In paragraaf 8.3 wordt nader aandacht geschonken aan de specifieke planvormen. Eerst beschrijven we de (strategische) vierjaarlijkse milieubeleidsplannen en daarna de (operationele) jaarlijkse milieuprogramma's op centraal en decentraal niveau. Tot de decentrale milieubeleidsplannen rekenen we ook de gemeentelijke rioleringsplannen en de milieubeleidsplannen van de regionale openbare lichamen. Aangegeven wordt welke plannen verplicht zijn en welke facultatief en wat ze dienen in te houden, waarbij wordt kort wordt ingegaan op de inhoud en achtergronden van de drie inmiddels vastgestelde Nationale milieubeleidsplannen.

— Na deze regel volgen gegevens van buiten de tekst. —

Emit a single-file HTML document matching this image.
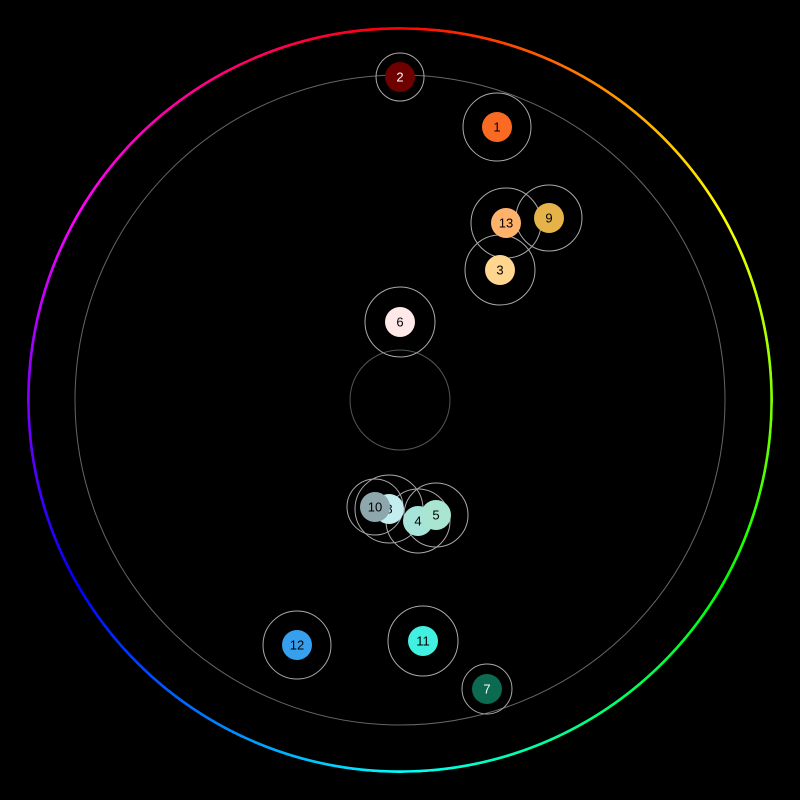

Afzonderlijk wordt ingegaan op de betekenis van de zogenoemde 'milieubeschermingsgebieden' die door de provincies en door de regering in de milieubeleidsplannen kunnen worden aangewezen.

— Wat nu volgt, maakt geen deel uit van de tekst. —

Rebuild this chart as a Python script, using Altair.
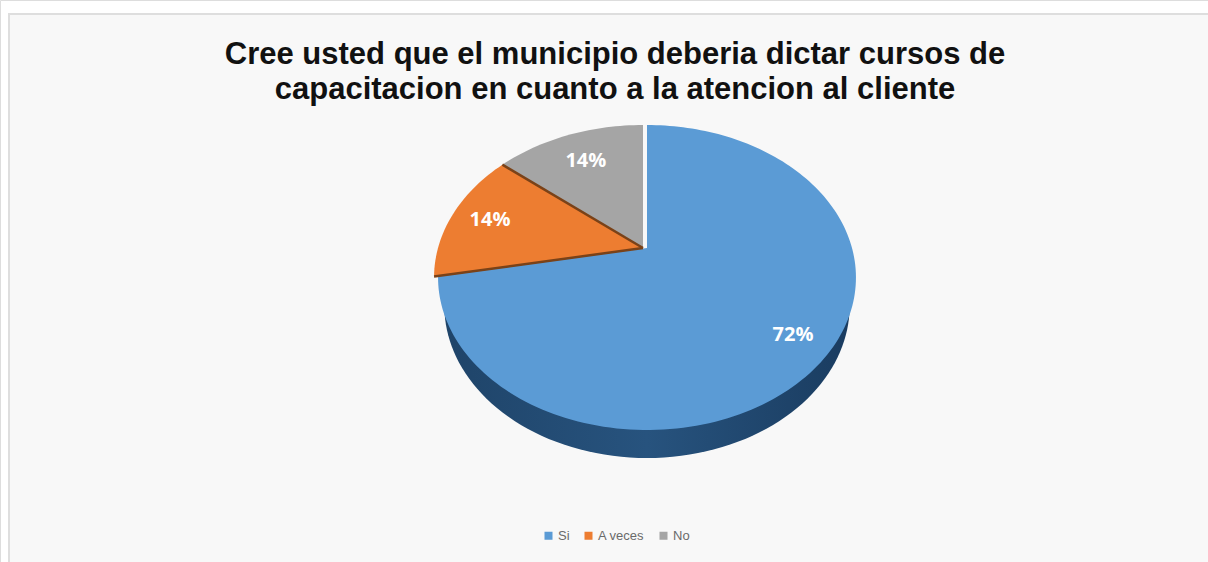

De vierde paragraaf van dit hoofdstuk (par. 8.4) is gewijd aan de procedurebepalingen voor de totstandkoming van de plannen en de bepalingen ten aanzien van inspraak in en beroep tegen deze plannen. Er bestaat voor de bestuursorganen wat de Wm betreft grote vrijheid bij de vaststelling van de plannen; daarover bevat de wet slechts een minimale regeling die mogelijk nog beperkter is voor de milieuprogramma's. Voor de provincies en de gemeenten worden deze procedures voornamelijk beheerst door de eigen inspraakverordeningen. Beroep tegen plannen is uitgesloten. Of tegen (onderdelen van) programma's in beroep kan worden gegaan bij de administratieve rechter moet nog blijken. De algemene opvatting is vooralsnog dat dit niet mogelijk is.

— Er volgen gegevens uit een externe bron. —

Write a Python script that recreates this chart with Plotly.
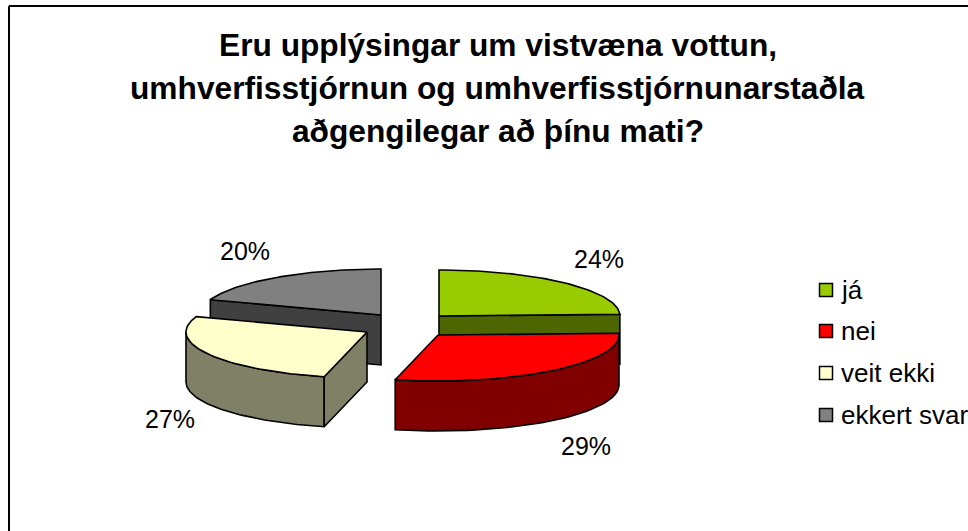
import numpy as np
import plotly.graph_objects as go

categories = ["já", "nei", "veit ekki", "ekkert svar"]
values = [24.4, 29.4, 26.6, 19.6]
title_lines = [
    "Eru upplýsingar um vistvæna vottun,",
    "umhverfisstjórnun og umhverfisstjórnunarstaðla",
    "aðgengilegar að þínu mati?",
]

# styling / layout (not data)
W, H = 968, 531
top_colors = ["#99CC00", "#FF0000", "#FFFFCC", "#808080"]
side_colors = ["#4D6600", "#800000", "#808066", "#404040"]
apex = [(439, 316), (438, 335), (367, 332), (381, 315)]
RX, RY, DEPTH = 181, 46, 50
label_pos = [(599, 259), (586, 446), (170, 419), (245, 251)]
legend_x, legend_y = 826, [290, 331, 373, 415]
title_y = [45, 88, 131]
FONT = "Liberation Sans, Arial, sans-serif"
LW = 1.6

edges = np.cumsum([0] + values) / sum(values) * 2 * np.pi


def pt(c, t, dz=0):
    return c[0] + RX * np.sin(t), c[1] - RY * np.cos(t) + dz


def arc(c, a, b, dz=0):
    t = np.linspace(a, b, 60)
    return pt(c, t, dz)


fig = go.Figure()


def poly(xs, ys, color):
    fig.add_trace(go.Scatter(
        x=list(xs) + [xs[0]], y=list(ys) + [ys[0]], mode="lines", fill="toself",
        fillcolor=color, line=dict(color="black", width=LW), hoverinfo="skip",
        showlegend=False))


def top(i):
    c = apex[i]
    ax, ay = arc(c, edges[i], edges[i + 1])
    poly([c[0], *ax], [c[1], *ay], top_colors[i])


def cut_face(i, t):
    c = apex[i]
    px, py = pt(c, t)
    poly([c[0], px, px, c[0]], [c[1], py, py + DEPTH, c[1] + DEPTH], side_colors[i])


def outer(i, a, b):
    c = apex[i]
    ax, ay = arc(c, a, b)
    bx, by = arc(c, a, b, DEPTH)
    poly([*ax, *bx[::-1]], [*ay, *by[::-1]], side_colors[i])


# grey slice (back left)
cut_face(3, edges[3])
top(3)
# green slice (back right)
cut_face(0, edges[1])
top(0)
# yellow slice (front left)
outer(2, edges[2], 1.5 * np.pi)
cut_face(2, edges[2])
top(2)
# red slice (front right)
outer(1, np.pi / 2, edges[2])
top(1)

# legend
fig.add_trace(go.Scatter(
    x=[legend_x] * 4, y=legend_y, mode="markers", hoverinfo="skip", showlegend=False,
    marker=dict(symbol="square", size=13, color=top_colors, line=dict(color="black", width=1.5))))
for name, y in zip(categories, legend_y):
    fig.add_annotation(x=839, y=y, text=name, showarrow=False, xanchor="left", yanchor="middle",
                       font=dict(family=FONT, size=26, color="black"))

for v, (x, y) in zip(values, label_pos):
    fig.add_annotation(x=x, y=y, text=f"{v / sum(values) * 100:.0f}%", showarrow=False,
                       font=dict(family=FONT, size=25, color="black"))

for line, y in zip(title_lines, title_y):
    fig.add_annotation(x=497.5, y=y, text=line, showarrow=False,
                       font=dict(family=FONT, size=31.7, color="black", weight="bold"))

# chart frame (only left and top edges fall inside the picture)
fig.add_shape(type="line", x0=9, x1=W, y0=6, y1=6, line=dict(color="black", width=2))
fig.add_shape(type="line", x0=9, x1=9, y0=6, y1=H, line=dict(color="black", width=2))

fig.update_layout(
    width=W, height=H, margin=dict(l=0, r=0, t=0, b=0), autosize=False,
    paper_bgcolor="white", plot_bgcolor="white", showlegend=False,
    xaxis=dict(range=[0, W], visible=False, fixedrange=True),
    yaxis=dict(range=[H, 0], visible=False, fixedrange=True),
)
fig.write_html("out.html", post_script="document.body.style.margin='0';document.body.style.overflow='hidden';",
               config={"displayModeBar": False})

Bij een ver gaande integratie van plannen op het terrein van het milieubeleid, wordt de afstemming tussen deze plannen en die op 'aanleunende' beleidsterreinen belangrijker. Dit hoofdstuk wordt in paragraaf 8.5 afgesloten met de behandeling van de (on)mogelijkheden van beleidsafstemming van het milieubeleid op planniveau met de plannen op andere relevante beleidsterreinen zoals de ruimtelijke ordening en de waterhuishouding binnen eenzelfde overheidslichaam (horizontale afstemming), en met een bespreking van de bepalingen die betrekking hebben op de afstemming binnen het terrein van het milieubeheer tussen overheidsorganen op verschillend bestuursniveau (verticale afstemming). Bij het eerste gaan we ook in op de tendens op provinciaal niveau om te komen tot integratie van verschillende verwante planvormen in de provinciale omgevingsplannen. Wat de verticale afstemming betreft wordt aandacht besteed aan de aanwijzingsbevoegdheden ten aanzien van de inhoud van lagere plannen door gedeputeerde staten en de minister van VROM.